* TASK DESCRIPTION
In the entries that follow, how many lines contain the word "this"? Answer with the number only.

* DATA PROVIDED
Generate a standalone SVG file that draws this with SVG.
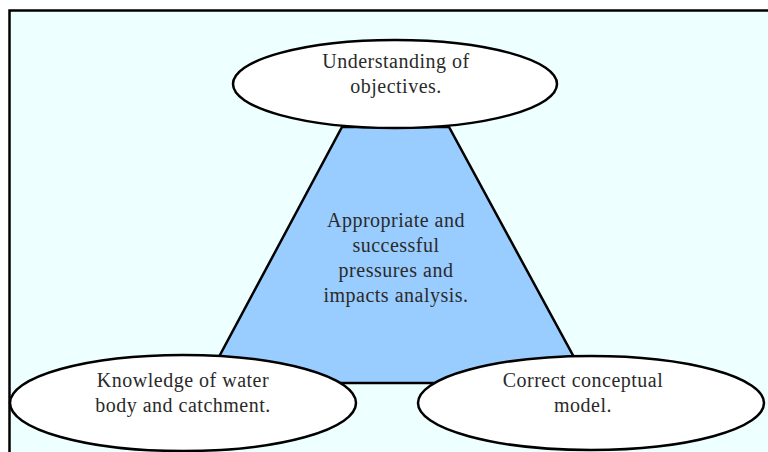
<svg xmlns="http://www.w3.org/2000/svg" width="768" height="452" viewBox="0 0 768 452">
<style>
.ell{fill:#ffffff;stroke:#000;stroke-width:2.5}
.t{font-family:"Liberation Serif","Times New Roman",serif;font-size:20px;fill:#2a2a2a;text-anchor:middle;letter-spacing:0.5px}
</style>
<rect x="0" y="0" width="768" height="452" fill="#ffffff"/>
<rect x="9.5" y="10.5" width="770" height="460" fill="#eeffff" stroke="#000" stroke-width="2.5"/>
<g id="connectors">
<polygon id="center-shape" points="342,127 449,127 588,383 205,383" fill="#99ccff" stroke="#000" stroke-width="2.5"/>
</g>
<g id="center">
<text class="t" x="396" y="227">Appropriate and</text>
<text class="t" x="396" y="252">successful</text>
<text class="t" x="396" y="277">pressures and</text>
<text class="t" x="396" y="302">impacts analysis.</text>
</g>
<g id="objectives">
<ellipse class="ell" cx="395" cy="84" rx="162" ry="44"/>
<text class="t" x="396" y="68">Understanding of</text>
<text class="t" x="396" y="93">objectives.</text>
</g>
<g id="knowledge">
<ellipse class="ell" cx="183" cy="403" rx="173" ry="48"/>
<text class="t" x="183" y="387">Knowledge of water</text>
<text class="t" x="183" y="412">body and catchment.</text>
</g>
<g id="model">
<ellipse class="ell" cx="591" cy="403" rx="173" ry="47"/>
<text class="t" x="583" y="387">Correct conceptual</text>
<text class="t" x="583" y="412">model.</text>
</g>
</svg>
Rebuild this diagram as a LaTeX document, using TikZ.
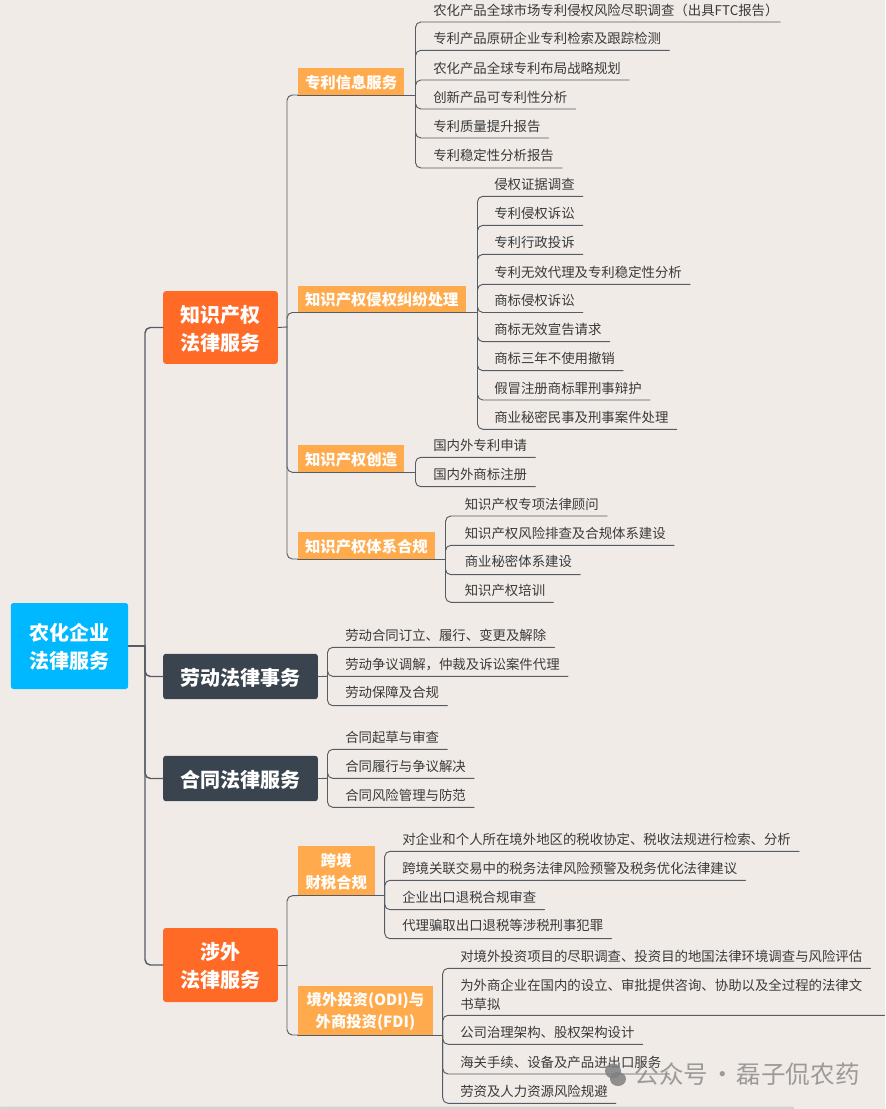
\documentclass[tikz,border=0pt]{standalone}
\usepackage{fontspec}
\setmainfont{Noto Sans CJK SC}
\definecolor{paper}{HTML}{F0EBE7}
\definecolor{rootblue}{HTML}{00B8FF}
\definecolor{mainorange}{HTML}{FF6A26}
\definecolor{maindark}{HTML}{3A444F}
\definecolor{subamber}{HTML}{FFAB4D}
\definecolor{linegray}{HTML}{565C64}
\definecolor{textgray}{HTML}{3A3A3A}
\tikzset{
    rootbox/.style={fill=rootblue,text=white,rounded corners=2pt,inner xsep=14pt,inner ysep=0pt,minimum height=64.5pt,text depth=0pt,align=center,font=\fontsize{15}{20.5}\selectfont\bfseries},
    mainbox/.style={text=white,rounded corners=2pt,inner xsep=13pt,inner ysep=0pt,text depth=0pt,align=center,font=\fontsize{15}{21}\selectfont\bfseries},
    subbox/.style={fill=subamber,text=white,anchor=south west,inner xsep=5.5pt,inner ysep=0pt,minimum height=20pt,text depth=0pt,align=center,font=\fontsize{11.5}{16.5}\selectfont\bfseries},
    leaf/.style={anchor=south west,text=textgray,inner xsep=6pt,inner ysep=0pt,minimum height=15.75pt,text height=7.6pt,text depth=1.6pt,font=\fontsize{10.05}{14.25}\selectfont},
    leafup/.style={minimum height=17.25pt},
    trunk/.style={draw=linegray,line width=1.1pt,rounded corners=4pt},
    branch/.style={draw=linegray,line width=0.7pt,rounded corners=4pt}
}
\begin{document}
\begin{tikzpicture}[x=0.75pt,y=-0.75pt,line cap=round,line join=round]
    \useasboundingbox (0,0) rectangle (885,1109);
    \fill[paper] (0,0) rectangle (885,1109);
    \fill[gray!35,rounded corners=1pt] (0,1106.5) rectangle (794,1112);

    \coordinate (J0) at (145,646);
    \coordinate (J1) at (287,327);
    \coordinate (J4) at (287,965);
    \coordinate (JA) at (415.5,95);
    \coordinate (JB) at (477.5,312.5);
    \coordinate (JC) at (415.5,472.3);
    \coordinate (JD) at (445.5,559);
    \coordinate (JE) at (327.5,676.4);
    \coordinate (JF) at (327.5,778.4);
    \coordinate (JG) at (384.7,895.7);
    \coordinate (JH) at (442.7,1035);

    \node[rootbox] (root) at (69.5,646) {农化企业\\法律服务};
    \node[mainbox,fill=mainorange,minimum height=54.5pt] (ipmain) at (220.5,327.5) {知识产权\\法律服务};
    \node[mainbox,fill=maindark,minimum height=34pt] (labor) at (240.5,676.5) {劳动法律事务};
    \node[mainbox,fill=maindark,minimum height=34pt] (contract) at (240.5,778.5) {合同法律服务};
    \node[mainbox,fill=mainorange,minimum height=55.5pt] (foreign) at (220.5,965) {涉外\\法律服务};

    \node[subbox] (subA) at (297.5,95) {专利信息服务};
    \node[subbox] (subB) at (297.5,312.5) {知识产权侵权纠纷处理};
    \node[subbox] (subC) at (297.5,472.3) {知识产权创造};
    \node[subbox] (subD) at (297.5,559) {知识产权体系合规};
    \node[subbox,minimum height=36.75pt,minimum width=57.75pt] (subG) at (297.5,895.7) {跨境\\财税合规};
    \node[subbox,minimum height=36.75pt,minimum width=101.5pt] (subH) at (297.5,1035) {境外投资(ODI)与\\外商投资(FDI)};

    \node[leaf] (A1) at (425,22) {农化产品全球市场专利侵权风险尽职调查（出具FTC报告）\kern-5pt};
    \node[leaf] (A2) at (425,50.3) {专利产品原研企业专利检索及跟踪检测};
    \node[leaf] (A3) at (425,80) {农化产品全球专利布局战略规划};
    \node[leaf] (A4) at (425,109) {创新产品可专利性分析};
    \node[leaf] (A5) at (425,138) {专利质量提升报告};
    \node[leaf,leafup] (A6) at (425,168) {专利稳定性分析报告};

    \node[leaf] (B1) at (486,196.3) {侵权证据调查};
    \node[leaf] (B2) at (486,225.3) {专利侵权诉讼};
    \node[leaf] (B3) at (486,254.3) {专利行政投诉};
    \node[leaf] (B4) at (486,284.3) {专利无效代理及专利稳定性分析};
    \node[leaf] (B5) at (486,312.5) {商标侵权诉讼};
    \node[leaf] (B6) at (486,341.7) {商标无效宣告请求};
    \node[leaf] (B7) at (486,370.7) {商标三年不使用撤销};
    \node[leaf] (B8) at (486,400) {假冒注册商标罪刑事辩护};
    \node[leaf] (B9) at (486,429.3) {商业秘密民事及刑事案件处理};

    \node[leaf] (C1) at (425,457.3) {国内外专利申请};
    \node[leaf] (C2) at (425,486.7) {国内外商标注册};

    \node[leaf] (D1) at (456.5,516) {知识产权专项法律顾问};
    \node[leaf] (D2) at (456.5,545.3) {知识产权风险排查及合规体系建设};
    \node[leaf,leafup] (D3) at (456.5,574.7) {商业秘密体系建设};
    \node[leaf] (D4) at (456.5,602.3) {知识产权培训};

    \node[leaf] (E1) at (337,647.3) {劳动合同订立、履行、变更及解除};
    \node[leaf] (E2) at (337,676.4) {劳动争议调解，仲裁及诉讼案件代理};
    \node[leaf,leafup] (E3) at (337,705.7) {劳动保障及合规};

    \node[leaf] (F1) at (337,749.3) {合同起草与审查};
    \node[leaf] (F2) at (337,778.4) {合同履行与争议解决};
    \node[leaf] (F3) at (337,807.3) {合同风险管理与防范};

    \node[leaf] (G1) at (394,851.3) {对企业和个人所在境外地区的税收协定、税收法规进行检索、分析};
    \node[leaf] (G2) at (394,880.3) {跨境关联交易中的税务法律风险预警及税务优化法律建议};
    \node[leaf] (G3) at (394,909.7) {企业出口退税合规审查};
    \node[leaf,leafup] (G4) at (394,938.7) {代理骗取出口退税等涉税刑事犯罪};

    \node[leaf] (H1) at (452,968.3) {对境外投资项目的尽职调查、投资目的地国法律环境调查与风险评估};
    \node[leaf,minimum height=0pt,inner ysep=2.4pt,text width=312pt,text depth=15.85pt,align=left] (H2) at (452,1015.3) {为外商企业在国内的设立、审批提供咨询、协助以及全过程的法律文\\书草拟};
    \node[leaf] (H3) at (452,1044.3) {公司治理架构、股权架构设计};
    \node[leaf] (H4) at (452,1074) {海关手续、设备及产品进出口服务};
    \node[leaf] (H5) at (452,1103.3) {劳资及人力资源风险规避};

    \draw[trunk] (root.east)--(J0);
    \draw[trunk] (J0) |- (ipmain.west);
    \draw[trunk] (J0) |- (labor.west);
    \draw[trunk] (J0) |- (contract.west);
    \draw[trunk] (J0) |- (foreign.west);

    \draw[branch] (ipmain.east)--(J1);
    \draw[branch] (J1) |- (subA.south west);
    \draw[branch] (J1) |- (subB.south west);
    \draw[branch] (J1) |- (subC.south west);
    \draw[branch] (J1) |- (subD.south west);
    \draw[branch] (foreign.east)--(J4);
    \draw[branch] (J4) |- (subG.south west);
    \draw[branch] (J4) |- (subH.south west);

    \draw[branch] (subA.south west)--(JA);
    \draw[branch] (subB.south west)--(JB);
    \draw[branch] (subC.south west)--(JC);
    \draw[branch] (subD.south west)--(JD);
    \draw[branch] (labor.east)--(JE);
    \draw[branch] (contract.east)--(JF);
    \draw[branch] (subG.south west)--(JG);
    \draw[branch] (subH.south west)--(JH);

    \foreach \i in {1,...,6} \draw[branch] (JA) |- (A\i.south east);
    \foreach \i in {1,...,9} \draw[branch] (JB) |- (B\i.south east);
    \foreach \i in {1,2} \draw[branch] (JC) |- (C\i.south east);
    \foreach \i in {1,...,4} \draw[branch] (JD) |- (D\i.south east);
    \foreach \i in {1,...,3} \draw[branch] (JE) |- (E\i.south east);
    \foreach \i in {1,...,3} \draw[branch] (JF) |- (F\i.south east);
    \foreach \i in {1,...,4} \draw[branch] (JG) |- (G\i.south east);
    \foreach \i in {1,...,5} \draw[branch] (JH) |- (H\i.south east);

    \fill[gray,opacity=0.85] (613,1071) ellipse (8 and 7.5);
    \fill[gray,opacity=0.85] (618,1079) ellipse (8 and 7);
    \node[anchor=west,text=gray,opacity=0.75,inner sep=0pt,font=\fontsize{18.4}{20}\selectfont] (mark) at (634.5,1074) {公众号\hspace{1.5pt}·\hspace{1.5pt}磊子侃农药};
\end{tikzpicture}
\end{document}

* RESPONSE
2